Anti-Gay Slur Is Not Defamatory, Maryland Supreme Court Rules

A former Maryland meat-company worker was not defamed by his supervisor’s anti-gay comment, the state’s highest court ruled.

Charles Royall sued his former employer, C&C Meat Sales, as well as his former supervisors, Allen Dicks and Keith Jewell.

Royall alleged that his bosses stated that he was gay throughout his four years of employment.

“These statements are so egregious that they will always be considered defamatory and are assumed to harm my reputation,” he alleged.

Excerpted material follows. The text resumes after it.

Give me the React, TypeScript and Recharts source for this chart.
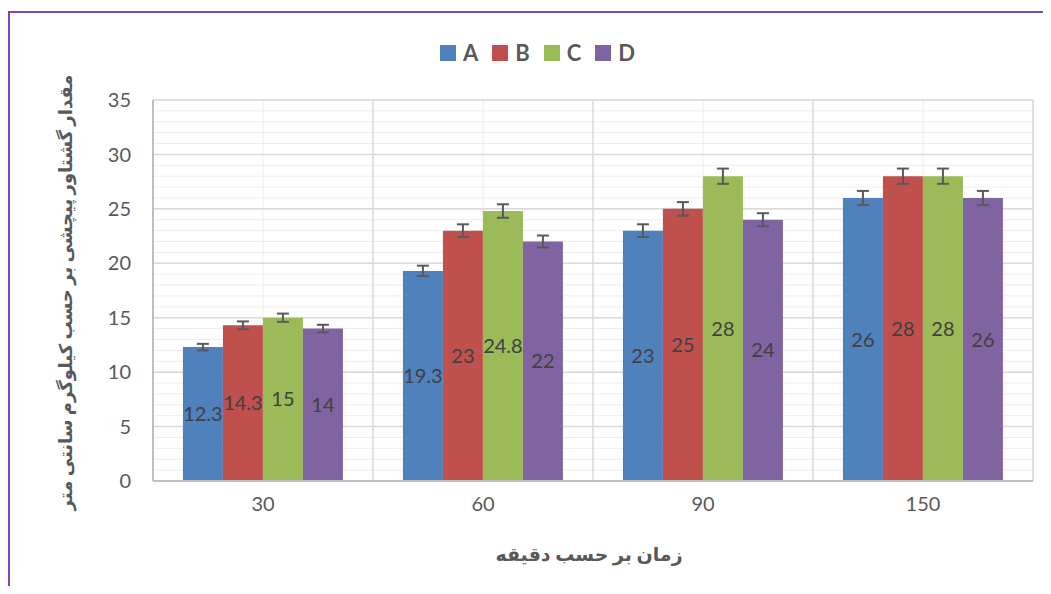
import React from 'react';
import { BarChart, Bar, XAxis, YAxis, CartesianGrid, LabelList, ErrorBar } from 'recharts';

// times in minutes
const categories = ['30', '60', '90', '150'];
const seriesA = [12.3, 19.3, 23, 26];
const seriesB = [14.3, 23, 25, 28];
const seriesC = [15, 24.8, 28, 28];
const seriesD = [14, 22, 24, 26];
const errA = [0.3, 0.48, 0.58, 0.65];
const errB = [0.36, 0.58, 0.62, 0.7];
const errC = [0.38, 0.62, 0.7, 0.7];
const errD = [0.35, 0.55, 0.6, 0.65];
const yTicks = [0, 5, 10, 15, 20, 25, 30, 35];

const seriesInfo = [
    { key: 'A', color: '#4f81bd' },
    { key: 'B', color: '#c0504d' },
    { key: 'C', color: '#9bbb59' },
    { key: 'D', color: '#8064a2' },
];

const data = categories.map((cat, i) => ({
    cat,
    A: seriesA[i], B: seriesB[i], C: seriesC[i], D: seriesD[i],
    eA: errA[i], eB: errB[i], eC: errC[i], eD: errD[i],
}));

const FONT = "Lato, 'DejaVu Sans', sans-serif";
const TEXT = '#595959';
const Y_MAX = 35;

const LegendBox = () => (
    <div style={{ position: 'absolute', left: 440, top: 42, display: 'flex', alignItems: 'center', fontFamily: FONT }}>
        {seriesInfo.map(s => (
            <div key={s.key} style={{ display: 'flex', alignItems: 'center', marginRight: 14 }}>
                <span style={{ width: 16, height: 16, background: s.color, display: 'inline-block', marginRight: 7 }} />
                <span style={{ fontSize: 22, fontWeight: 700, color: TEXT, lineHeight: '22px' }}>{s.key}</span>
            </div>
        ))}
    </div>
);

const minorLines = ({ offset }: any) => {
    const out: number[] = [];
    for (let v = 0; v <= Y_MAX; v++) out.push(offset.top + offset.height * (1 - v / Y_MAX));
    return out;
};

const boundaryLines = ({ offset }: any) => {
    const n = categories.length;
    const out: number[] = [];
    for (let i = 0; i <= n; i++) out.push(offset.left + (offset.width * i) / n);
    return out;
};

export default function App() {
    return (
        <div style={{ position: 'relative', margin: -8, width: 1051, height: 594, background: '#fff', overflow: 'hidden' }}>
            <div style={{ position: 'absolute', left: 8, top: 11, right: -10, bottom: -10, borderLeft: '2px solid #7e46b8', borderTop: '2px solid #7e46b8' }} />
            <BarChart
                width={1051}
                height={594}
                data={data}
                margin={{ top: 100, right: 18, bottom: 0, left: 0 }}
                barCategoryGap="13.6%"
                barGap={0}
                style={{ position: 'absolute', left: 0, top: 0 }}
            >
                <CartesianGrid stroke="#eeeeee" vertical={false} horizontalCoordinatesGenerator={minorLines} />
                <CartesianGrid stroke="#eeeeee" horizontal={false} />
                <CartesianGrid stroke="#d9d9d9" strokeWidth={1.5} verticalCoordinatesGenerator={boundaryLines} />
                <XAxis
                    dataKey="cat"
                    height={113}
                    tickSize={0}
                    tickMargin={16}
                    axisLine={{ stroke: '#bfbfbf', strokeWidth: 2 }}
                    tick={{ fill: TEXT, fontSize: 20, fontFamily: FONT }}
                    label={{
                        content: ({ viewBox }: any) => (
                            <text x={viewBox.x + viewBox.width / 2 - 4} y={viewBox.y + 72} textAnchor="middle" dominantBaseline="central"
                                fill={TEXT} fontSize={19} fontWeight={700} fontFamily={FONT}>
                                زمان بر حسب دقیقه
                            </text>
                        ),
                    }}
                />
                <YAxis
                    width={153}
                    domain={[0, Y_MAX]}
                    ticks={yTicks}
                    tickSize={0}
                    tickMargin={22}
                    axisLine={{ stroke: '#bfbfbf', strokeWidth: 2 }}
                    tick={{ fill: TEXT, fontSize: 20, fontFamily: FONT }}
                    label={{
                        content: ({ viewBox }: any) => {
                            const cx = viewBox.x + 65;
                            const cy = viewBox.y + viewBox.height / 2 + 2;
                            return (
                                <text x={cx} y={cy} transform={`rotate(-90 ${cx} ${cy})`} textAnchor="middle" dominantBaseline="central"
                                    fill={TEXT} fontSize={18} fontWeight={700} fontFamily={FONT}>
                                    مقدار گشتاور پیچشی بر حسب کیلوگرم سانتی متر
                                </text>
                            );
                        },
                    }}
                />
                {seriesInfo.map(s => (
                    <Bar key={s.key} dataKey={s.key} fill={s.color} isAnimationActive={false}>
                        <ErrorBar dataKey={'e' + s.key} width={6} stroke="#595959" strokeWidth={2} />
                        <LabelList dataKey={s.key} position="center" fill="#404040" fontSize={20} fontFamily={FONT} />
                    </Bar>
                ))}
            </BarChart>
            <LegendBox />
        </div>
    );
}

Royall said these statements continued years after his employment ended in 2018. He said that in 2021, Dicks told an employee, “Mr. Royall is no longer at C&C … at least we don’t have to smell that fag.”

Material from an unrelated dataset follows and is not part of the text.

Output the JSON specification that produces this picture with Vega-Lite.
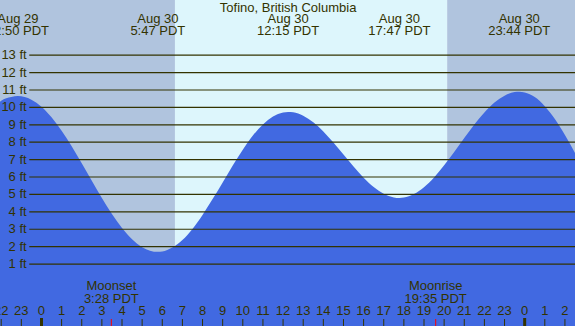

Jewell allegedly responded with a “right on!” hand gesture.

The circuit court dismissed Royall’s case, stating that the defendant’s actions were not defamatory.

Royall appealed to the Maryland Supreme Court, which ruled that “a false statement about a private person’s sexual orientation is not defamatory per se.”

In this opinion, Chief Justice E. Gregory Wells cited the “legislative and judicial protections” for homosexuals “against disparate treatment in a broad range of core community defining experiences, from marriage, to employment, to accommodations, among others.”

“No matter how many more steps still lie ahead along our judicial journey toward ensuring that litigants in Maryland are treated with equal dignity under the law, adopting a common law presumption that false statements about sexual orientation are defamatory would be a misguided step backward,” he added.

The court also ruled that Jewell’s “fist pump” in support of Dicks’ statement did not qualify as defamation.

“It is simply pleading a ‘bridge too far’ to speculatively stretch the meaning of that single silent and equivocal gesture by Jewell – which Royall does not allege he witnessed – into an affirmative adoption of Dicks’ false statement about Royall’s sexual orientation,” Wells stated.